われわれは、みな、大地の一部。おまえがいのちのために祈ったとき、おまえはナヌークになり、ナヌークは人間になる。いつの日か、わたしたちは、氷の世界で出会うだろう。そのとき、おまえがいのちを落としても、わたしがいのちを落としても、どちらでもよいのだ。
(星野道夫『ナヌークの贈りもの』より)
「ナヌーク」とは、イヌイットの言葉で白熊のこと。死の半年ほど前に出されたこの絵本で、星野道夫はこんな予言のような言葉を記した。そして、シベリアからカムチャツカに渡り、熊に襲われて亡くなった。それは、深い神話的解釈をもたらさずにはいられない出来事だ。そして、確かにそのように神話的な出来事だったのだと思う。彼は、熊に食べられることで、大いなる大地の一部となり、永遠にめぐる命になった。
けれども、その一方で、極めて現実的な解釈も存在する。「クマの中には人を襲うものもいることを自覚し、そういうクマが襲ってくる場合のことを想定し武器(鉈など)を携帯すべきであった」「鉈などで反撃していれば、生還しえたであろう」と動物学者の門崎允昭氏は指摘している。
(門崎允昭・犬飼哲夫『増補改定版ヒグマ』北海道新聞社)
門崎氏の解釈を採れば、星野道夫の死は、熊と人、ぎりぎりのところで命をやりとりしたのではなく、失わなくてもよかったはずの場面で大切な命を失ってしまったということになってしまう。もしもそうだとすれば、それはあまりにも残念で、悔しく悲しい事実だ。人命を奪った熊は、殺さざるをえない。実際に、その熊は殺されてしまった。熊にとっても人にとっても、やるせないほど不幸な出来事だ。
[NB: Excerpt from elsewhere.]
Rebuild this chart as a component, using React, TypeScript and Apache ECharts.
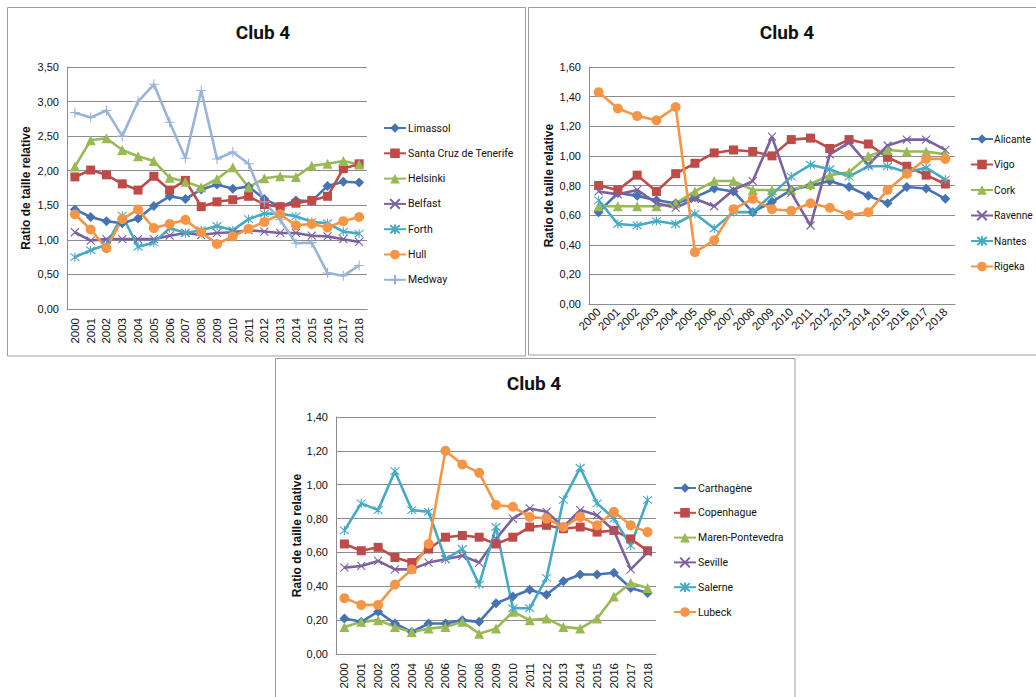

このような解釈は、死者に鞭打つことのように思われるかもしれない。けれども、わたしたちはその事実から学ばなければならない。星野道夫の死を無駄にしないためにも。彼の死を美しい神話としてだけ回収してしまうと、新たな熊の事故を防ぐことができなくなってしまう。
だからといって、星野道夫に関する神話的解釈が無効になるわけではない。彼が生きた神話は、神話として崇高に語り継がれるべきだ。ただし、過酷な現実から目を逸らすことなく、車の両輪のひとつとして。
目に見えるものと見えないもの、現実的解釈と神話的解釈。矛盾するその両方を受けいれる心の強さと寛さとを、わたしたちは持たなければならない。星野道夫という類稀なひとりの男を、美しい神話として、そして現実の人間として、しっかりと受けとめ、正しく語り継ぐために。星野道夫が指し示した「魂の世界」を取りもどし、いまここにある現実をより豊かなものにするために。
しかし、ほんとうにそんなことができるのだろうか、とわたしは不安になる。
十三歳の夏、おとぎ話の月と、人類が足を踏みこんだ月、矛盾するふたつの世界を抱えて、わたしは途方に暮れていた。そのまま、わたしはいまも途方に暮れ続けているのかもしれない。
けれども、星野道夫は語りかけてくる。神話世界から、そして現実世界から、結晶のような言葉で、美しい写真で、静かに、けれども魂を揺さぶるように力強く語りかけてくる。そのふたつを、ふたつとも受けいれる道を探せと。それが、彼が遺してくれたいちばん巨きな贈り物のように、わたしには思えてならない。